May 19, 2009
The “eco-store” opened by a Subway franchisee 18 months ago has been capturing 40 percent higher sales and spending 14 percent less on electricity than a comparable unit down the street. Less quantifiable are the insights gleaned from the working experiment, including what features should be carried over to the eco-friendly Subways that follow, according to participants on a green-buildings panel at the National Restaurant Association’s annual convention in Chicago.
Among the innovations that earned a thumbs-up are individual hot water heaters installed at the points of use, in place of a central unit; a high-efficiency HVAC system; solar tubes that channel natural light into the restaurant; ice-maker and walk-in condensers situated outside of the building, so the heat is vented externally; and occupancy sensors on bathroom light switches.
On the flip side, Subway learned that a multi-zoned air conditioning system didn’t make sense for an 1,800-sq.-ft. restaurant.
The experience also verified that the LEED-certified building may be too expensive for some franchisees to build. The chain and an independent purchasing cooperative for franchisees, IPC Subway, are now exploring ways to bring down the cost and still meet the Leadership in Energy and Environmental Design standards, said Brad Davis, equipment manager for IPC Subway.
The insights provided by the eco-store will figure into Subway’s far-reaching conservation efforts, according to Davis and his IPC Subway colleague on the panel, director of produce and social responsibility Tina Fitzgerald. “Everywhere there’s a cost, there’s a potential for savings,” commented Fitzgerald.
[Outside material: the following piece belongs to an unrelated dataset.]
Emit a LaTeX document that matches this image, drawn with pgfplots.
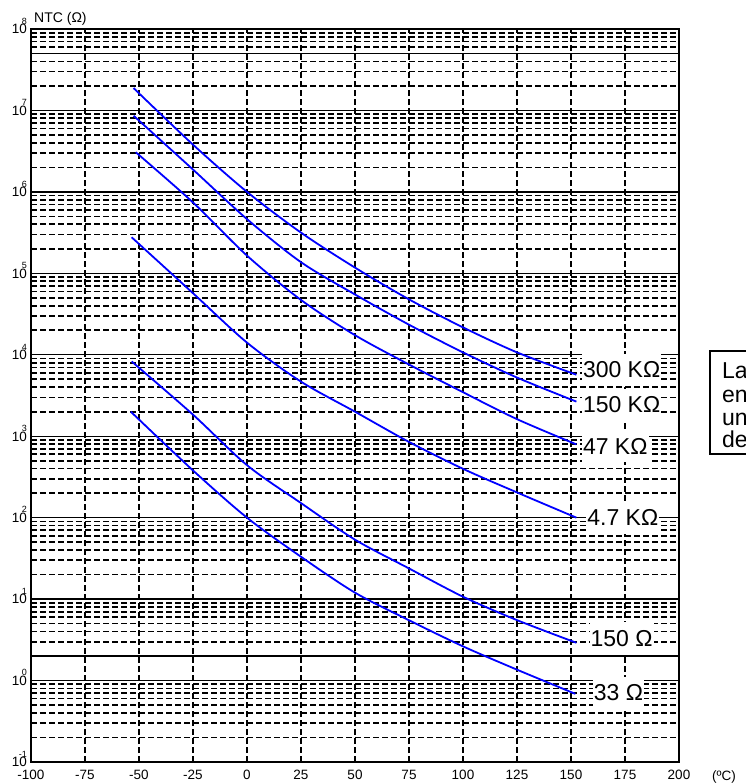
\documentclass[border=0pt]{standalone}
\usepackage{fontspec}
\setmainfont{Liberation Sans}
\usepackage{pgfplots}
\pgfplotsset{compat=1.18}
\newcommand\tl[1]{10\llap{\raisebox{9.5pt}{\fontsize{9}{9}\selectfont #1}}}
\begin{document}
\begin{tikzpicture}[x=1pt,y=1pt]
\path[use as bounding box] (0,0) rectangle (746,784);
\clip (0,0) rectangle (746,784);
\begin{axis}[
  at={(31pt,22pt)}, anchor=south west,
  scale only axis, width=648pt, height=733pt,
  xmin=-100, xmax=200, ymode=log, ymin=1e-1, ymax=1e8,
  clip=false,
  axis line style={line width=2.4pt},
  major tick length=0pt, minor tick length=0pt,
  xtick={-100,-75,-50,-25,0,25,50,75,100,125,150,175,200},
  xticklabels={-100,-75,-50,-25,0,25,50,75,100,125,150,175,200},
  minor xtick={-75,-50,-25,0,25,50,75,100,125,150,175},
  xminorgrids=true, xmajorgrids=false,
  ytick={1e-1,1,1e1,1e2,1e3,1e4,1e5,1e6,1e7,1e8},
  yticklabels={\tl{-1},\tl{0},\tl{1},\tl{2},\tl{3},\tl{4},\tl{5},\tl{6},\tl{7},\tl{8}},
  minor ytick={2e-1,3e-1,4e-1,5e-1,6e-1,7e-1,8e-1,9e-1,
    2,3,4,5,6,7,8,9,
    20,30,40,50,60,70,80,90,
    200,300,400,500,600,700,800,900,
    2000,3000,4000,5000,6000,7000,8000,9000,
    2e4,3e4,4e4,5e4,6e4,7e4,8e4,9e4,
    2e5,3e5,4e5,5e5,6e5,7e5,8e5,9e5,
    2e6,3e6,4e6,5e6,6e6,7e6,8e6,9e6,
    2e7,3e7,4e7,5e7,6e7,7e7,8e7,9e7},
  ymajorgrids=true, yminorgrids=true,
  extra y ticks={2,5e7}, extra y tick labels={},
  extra y tick style={grid=major},
  major grid style={solid, black, line width=1.4pt},
  minor grid style={black, line width=1.7pt, dash pattern=on 6pt off 3pt},
  xticklabel style={font=\fontsize{13.5}{13.5}\selectfont, anchor=north, inner sep=0pt, yshift=-8pt},
  yticklabel style={font=\fontsize{13.5}{13.5}\selectfont, anchor=base east, inner sep=0pt, xshift=-4pt, yshift=-4.8pt},
]
\addplot[blue, line width=1.8pt, smooth] coordinates {
 (-52.5,1.88e7) (-25,3.80e6) (0,1.0e6) (25,3.16e5) (50,1.175e5) (75,4.79e4) (100,2.17e4) (125,1.07e4) (152.5,5.69e3)};
\addplot[blue, line width=1.8pt, smooth] coordinates {
 (-52.5,8.61e6) (-25,1.88e6) (0,4.63e5) (25,1.37e5) (50,5.50e4) (75,2.34e4) (100,1.07e4) (125,5.25e3) (152.5,2.66e3)};
\addplot[blue, line width=1.8pt, smooth] coordinates {
 (-51.5,3.07e6) (-25,7.41e5) (0,1.65e5) (25,4.71e4) (50,1.74e4) (75,7.59e3) (100,3.47e3) (125,1.62e3) (152.5,7.94e2)};
\addplot[blue, line width=1.8pt, smooth] coordinates {
 (-53.4,2.77e5) (-25,5.70e4) (0,1.41e4) (25,4.68e3) (50,2.0e3) (75,8.51e2) (100,3.98e2) (125,2.04e2) (152.5,1.0e2)};
\addplot[blue, line width=1.8pt, smooth] coordinates {
 (-53.4,8.28e3) (-25,1.84e3) (0,4.41e2) (25,1.51e2) (50,53.7) (75,23.8) (100,10.7) (125,5.52) (152.5,2.91)};
\addplot[blue, line width=1.8pt, smooth] coordinates {
 (-53.8,2.0e3) (-25,3.80e2) (0,100) (25,33.1) (50,12.0) (75,5.50) (100,2.63) (125,1.36) (152,0.687)};
\tikzset{lab/.style={anchor=west, fill=white, inner xsep=1pt, inner ysep=0pt, minimum height=32pt, font=\fontsize{23}{23}\selectfont}}
\node[lab] at (axis cs:155,6.5e3) {300 KΩ};
\node[lab] at (axis cs:155,2.42e3) {150 KΩ};
\node[lab] at (axis cs:155,7.5e2) {47 KΩ};
\node[lab] at (axis cs:157,1e2) {4.7 KΩ};
\node[lab] at (axis cs:158.5,3.3) {150 Ω};
\node[lab] at (axis cs:160,0.71) {33 Ω};
\end{axis}
\node[anchor=base west, inner sep=0pt, font=\fontsize{14}{14}\selectfont] at (34,761) {NTC (Ω)};
\node[anchor=base west, inner sep=0pt, font=\fontsize{13.5}{13.5}\selectfont] at (712,4) {(ºC)};
\draw[line width=1.3pt] (710,330) rectangle (900,433);
\begin{scope}[every node/.style={anchor=base west, inner sep=0pt, font=\fontsize{23}{23}\selectfont}]
\node at (722,405) {La gráfica muestra};
\node at (722,381) {en escala logarítmica};
\node at (722,358) {una selección};
\node at (722,336) {de modelos};
\end{scope}
\end{tikzpicture}
\end{document}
The “low-hanging fruit” of that effort is reducing how much packaging a store uses, said Fitzgerald. She acknowledged that the world’s largest quick-service chain was prompted in part to trim its paper use by government activism. Stores in Canada, for instance, now have to pay a tax on the paper wraps and bags “leaving out our doors. So we’re trying to reduce our packaging.”
She also voiced concerns about heightened regulatory activity in the United States, like bans on plastifoam food containers or plastic bags. Subway is about to replace its last foam container, a soup bowl, with a paper version, she said, adding, “Hallelujah.”
A comprehensive program to bring less paper into units, largely by cutting shipping-carton use, has already saved the system about $4.5 million, Fitzgerald revealed.
Subway’s other green efforts include redesigning the chain’s distribution network to require less fuel, and looking at the environmental impact of the chain’s uniforms.
Subway has already switched to chemicals sanctioned by Green Seal, an eco-advocacy group, and now has wet-packed items like peppers shipped in containers that can hold 25 percent more product in the same-sized package.
A highlight of the chain’s green efforts, Davis indicated, was the opening of the eco-store in Kissimee, Fla., in November of 2007. In addition to using 25 percent less water than a sister unit down the street, the restaurant provides such aesthetic benefits as natural lighting; sunlight is the only illumination needed during the day, Davis said. The unit uses solar tubes, a type of skylight that channels the sun’s rays into the building.
Davis also noted that employees or customers can look out a window from 90 percent of the restaurant’s floor space, and that the installation of hot water heaters near sinks puts “hot water on demand.”
In a video that Davis aired about the Kissimee store, the franchisee-operator also asserted that the food looks better under natural light.
Spending on utilities consumes approximately 2.5 percent to 3.4 percent of total restaurant sales, depending on the type of operation.